Your goal: Restate the span of lines that starts with the line containing "Give me the matplotlib source for this chart." and ends with the line containing "return 1 - py / H", word for word, including both, with nothing else.

[Rows from a dataset of charts and code]
⟨

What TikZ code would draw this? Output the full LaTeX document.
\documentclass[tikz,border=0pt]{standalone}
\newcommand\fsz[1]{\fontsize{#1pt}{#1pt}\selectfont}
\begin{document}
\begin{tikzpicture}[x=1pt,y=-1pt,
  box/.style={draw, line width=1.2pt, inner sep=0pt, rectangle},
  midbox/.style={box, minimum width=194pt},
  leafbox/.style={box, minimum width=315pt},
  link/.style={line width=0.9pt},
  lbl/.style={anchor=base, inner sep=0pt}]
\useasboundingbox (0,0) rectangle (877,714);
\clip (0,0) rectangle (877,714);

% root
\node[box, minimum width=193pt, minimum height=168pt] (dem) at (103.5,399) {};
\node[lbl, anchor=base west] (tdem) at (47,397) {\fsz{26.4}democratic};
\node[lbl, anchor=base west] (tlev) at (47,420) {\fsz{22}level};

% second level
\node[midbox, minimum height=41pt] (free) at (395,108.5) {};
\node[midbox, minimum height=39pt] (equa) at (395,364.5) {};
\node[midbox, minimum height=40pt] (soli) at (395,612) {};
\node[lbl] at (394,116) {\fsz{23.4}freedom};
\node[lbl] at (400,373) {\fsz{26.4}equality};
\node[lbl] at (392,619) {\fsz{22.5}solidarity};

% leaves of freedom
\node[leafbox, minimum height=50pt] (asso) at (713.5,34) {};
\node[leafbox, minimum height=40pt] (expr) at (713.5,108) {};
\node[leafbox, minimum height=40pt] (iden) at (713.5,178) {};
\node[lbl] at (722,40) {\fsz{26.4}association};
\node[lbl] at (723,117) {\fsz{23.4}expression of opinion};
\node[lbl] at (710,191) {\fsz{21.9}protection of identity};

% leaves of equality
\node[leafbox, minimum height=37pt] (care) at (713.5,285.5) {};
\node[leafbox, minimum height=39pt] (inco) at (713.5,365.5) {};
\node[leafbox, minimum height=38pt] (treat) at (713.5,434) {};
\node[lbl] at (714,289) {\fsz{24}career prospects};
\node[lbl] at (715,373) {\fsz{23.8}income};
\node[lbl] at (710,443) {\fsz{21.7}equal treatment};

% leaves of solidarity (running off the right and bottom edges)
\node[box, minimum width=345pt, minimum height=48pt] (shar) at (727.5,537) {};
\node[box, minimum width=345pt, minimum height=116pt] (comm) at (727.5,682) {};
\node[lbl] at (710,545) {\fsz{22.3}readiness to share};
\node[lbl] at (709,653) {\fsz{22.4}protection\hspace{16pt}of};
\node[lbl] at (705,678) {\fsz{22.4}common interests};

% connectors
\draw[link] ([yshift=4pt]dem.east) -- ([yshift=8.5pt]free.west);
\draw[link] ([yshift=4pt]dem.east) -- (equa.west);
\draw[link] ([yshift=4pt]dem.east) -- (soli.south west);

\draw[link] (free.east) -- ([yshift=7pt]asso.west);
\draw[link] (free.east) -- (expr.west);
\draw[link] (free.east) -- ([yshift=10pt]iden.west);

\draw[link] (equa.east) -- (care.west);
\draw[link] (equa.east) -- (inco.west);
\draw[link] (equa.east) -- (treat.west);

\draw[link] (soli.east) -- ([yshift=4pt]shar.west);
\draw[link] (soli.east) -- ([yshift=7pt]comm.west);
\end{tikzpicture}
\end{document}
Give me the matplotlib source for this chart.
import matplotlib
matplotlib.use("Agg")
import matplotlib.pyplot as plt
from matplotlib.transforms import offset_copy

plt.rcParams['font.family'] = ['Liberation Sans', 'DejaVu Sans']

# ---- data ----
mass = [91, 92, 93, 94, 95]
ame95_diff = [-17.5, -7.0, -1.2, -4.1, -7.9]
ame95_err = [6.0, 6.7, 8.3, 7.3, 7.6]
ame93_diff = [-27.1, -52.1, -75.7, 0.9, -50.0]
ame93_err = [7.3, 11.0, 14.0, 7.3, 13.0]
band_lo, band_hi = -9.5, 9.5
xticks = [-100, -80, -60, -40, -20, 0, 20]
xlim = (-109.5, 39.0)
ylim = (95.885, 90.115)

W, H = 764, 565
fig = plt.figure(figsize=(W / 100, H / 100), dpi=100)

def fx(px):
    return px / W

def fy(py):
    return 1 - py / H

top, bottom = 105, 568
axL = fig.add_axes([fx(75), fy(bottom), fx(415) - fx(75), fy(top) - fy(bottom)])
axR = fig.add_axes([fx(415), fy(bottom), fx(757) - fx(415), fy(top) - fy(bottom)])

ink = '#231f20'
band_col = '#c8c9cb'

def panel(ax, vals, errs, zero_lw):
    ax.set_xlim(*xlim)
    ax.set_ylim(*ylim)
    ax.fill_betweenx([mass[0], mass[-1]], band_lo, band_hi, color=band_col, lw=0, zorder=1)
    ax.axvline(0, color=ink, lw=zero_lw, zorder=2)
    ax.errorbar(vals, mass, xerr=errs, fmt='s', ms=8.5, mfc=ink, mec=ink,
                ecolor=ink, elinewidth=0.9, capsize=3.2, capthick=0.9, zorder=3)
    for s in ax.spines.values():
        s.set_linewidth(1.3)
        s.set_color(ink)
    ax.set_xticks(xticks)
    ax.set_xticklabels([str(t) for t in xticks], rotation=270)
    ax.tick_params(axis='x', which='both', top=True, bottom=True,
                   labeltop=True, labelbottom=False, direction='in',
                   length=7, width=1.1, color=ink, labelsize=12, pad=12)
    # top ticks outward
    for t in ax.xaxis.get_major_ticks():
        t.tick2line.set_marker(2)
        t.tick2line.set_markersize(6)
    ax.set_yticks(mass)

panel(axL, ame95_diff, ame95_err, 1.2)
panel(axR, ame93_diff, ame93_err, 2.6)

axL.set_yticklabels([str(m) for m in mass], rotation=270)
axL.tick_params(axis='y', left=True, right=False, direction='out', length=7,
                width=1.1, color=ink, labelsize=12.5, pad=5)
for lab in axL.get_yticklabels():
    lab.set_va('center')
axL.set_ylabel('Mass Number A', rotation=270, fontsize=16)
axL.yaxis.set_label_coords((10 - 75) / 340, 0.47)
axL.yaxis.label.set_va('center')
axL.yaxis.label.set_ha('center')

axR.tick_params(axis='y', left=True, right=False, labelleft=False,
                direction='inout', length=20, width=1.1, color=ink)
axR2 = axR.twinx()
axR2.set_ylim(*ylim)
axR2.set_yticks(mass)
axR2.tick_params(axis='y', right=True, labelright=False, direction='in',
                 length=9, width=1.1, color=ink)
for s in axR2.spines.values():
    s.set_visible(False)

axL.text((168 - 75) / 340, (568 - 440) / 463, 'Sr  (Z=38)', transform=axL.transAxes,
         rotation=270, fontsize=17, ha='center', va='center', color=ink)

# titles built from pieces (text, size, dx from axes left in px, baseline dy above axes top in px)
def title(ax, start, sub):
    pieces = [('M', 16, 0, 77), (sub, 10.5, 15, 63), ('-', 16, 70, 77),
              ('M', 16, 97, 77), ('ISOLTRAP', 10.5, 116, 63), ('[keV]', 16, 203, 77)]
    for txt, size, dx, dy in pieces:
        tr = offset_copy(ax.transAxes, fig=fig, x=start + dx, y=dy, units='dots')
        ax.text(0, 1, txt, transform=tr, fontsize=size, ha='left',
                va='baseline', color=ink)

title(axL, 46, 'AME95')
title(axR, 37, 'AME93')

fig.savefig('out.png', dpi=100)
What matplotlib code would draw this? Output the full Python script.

⟩

Solution below:
Give me the matplotlib source for this chart.
import matplotlib
matplotlib.use("Agg")
import matplotlib.pyplot as plt
from matplotlib.transforms import offset_copy

plt.rcParams['font.family'] = ['Liberation Sans', 'DejaVu Sans']

# ---- data ----
mass = [91, 92, 93, 94, 95]
ame95_diff = [-17.5, -7.0, -1.2, -4.1, -7.9]
ame95_err = [6.0, 6.7, 8.3, 7.3, 7.6]
ame93_diff = [-27.1, -52.1, -75.7, 0.9, -50.0]
ame93_err = [7.3, 11.0, 14.0, 7.3, 13.0]
band_lo, band_hi = -9.5, 9.5
xticks = [-100, -80, -60, -40, -20, 0, 20]
xlim = (-109.5, 39.0)
ylim = (95.885, 90.115)

W, H = 764, 565
fig = plt.figure(figsize=(W / 100, H / 100), dpi=100)

def fx(px):
    return px / W

def fy(py):
    return 1 - py / H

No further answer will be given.